Whoever Benedict was - accounts vary - he certainly had one of the tastiest ever breakfast dishes named after him! This takes no time at all in the morning and is a true indulgence that sets you up for a perfect Saturday.

Ingredients (per person)
2 eggs
toast*
Hollandaise sauce**
1 slice smoked ham

optional extras
butter, spinach

Method
Put on a pot of water to boil for poaching eggs. Make Hollandaise sauce. Meanwhile toast the bread and prepare the ham. Because the toast and eggs and sauce will be hot there is usually no need to warm the ham. When the water starts to boil add one capful of vinegar which will make the water boil with smaller bubbles which helps the eggs stay together. Poach each egg for about 1-2 minutes. It is important that the yolk should not set.  Assemble and serve immediately.

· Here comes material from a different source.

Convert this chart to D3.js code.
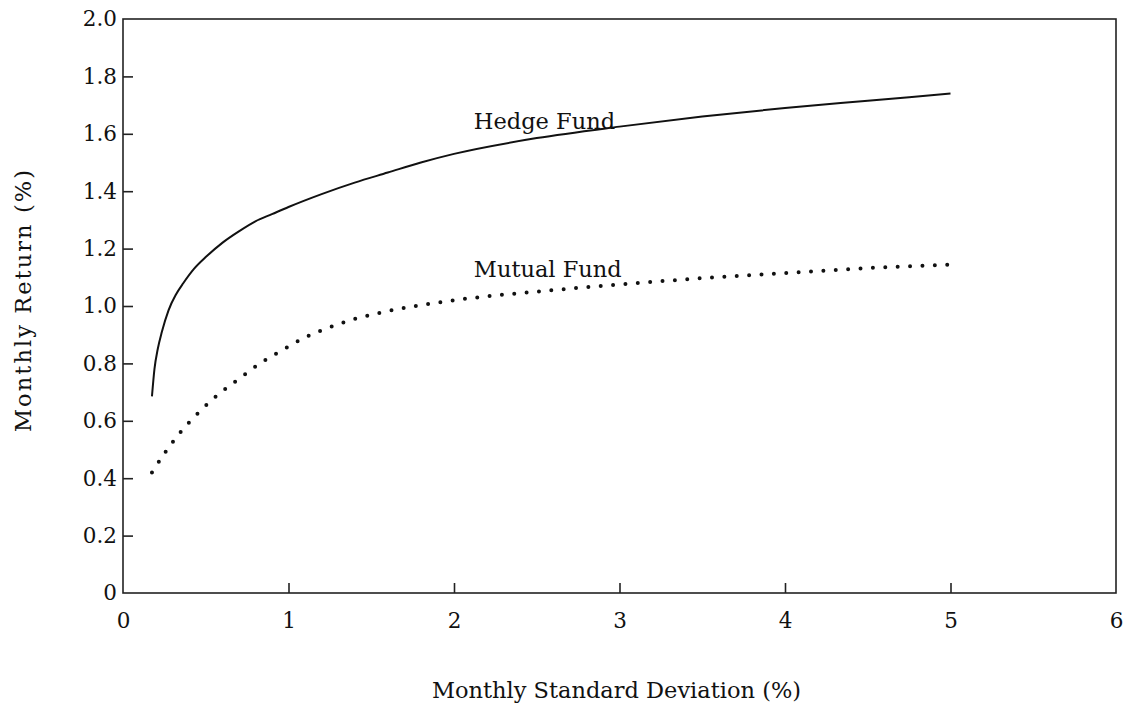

* whatever you do, do NOT use muffins or brioche as these will make the dish sweet which is not what you want for breakfast!

** You might want to use a readymade one. Alternatively:

Hollandaise Sauce


Ingredients
2 eggyolks
ca. 125g softened butter
3 tbsp vinegar
3 black peppercorns
1-2 tsp lemon juice


Method
Heat the vinegar with the peppercorns in a small pan until it has reduced to about 1 tbsp and leave to cool. Meanwhile beat the eggyolks in a pyrex bowl. Then blend in the cooled vinegar and add a lump of the softened butter. Hold the bowl over a pot of simmering water to warm the mixture and keep adding lumps of butter till the sauce reaches the right consistency. Finally stir in lemon juice to taste. Voila!

Comments

  1. Yum-yum. This is one of my breakfast favourites too.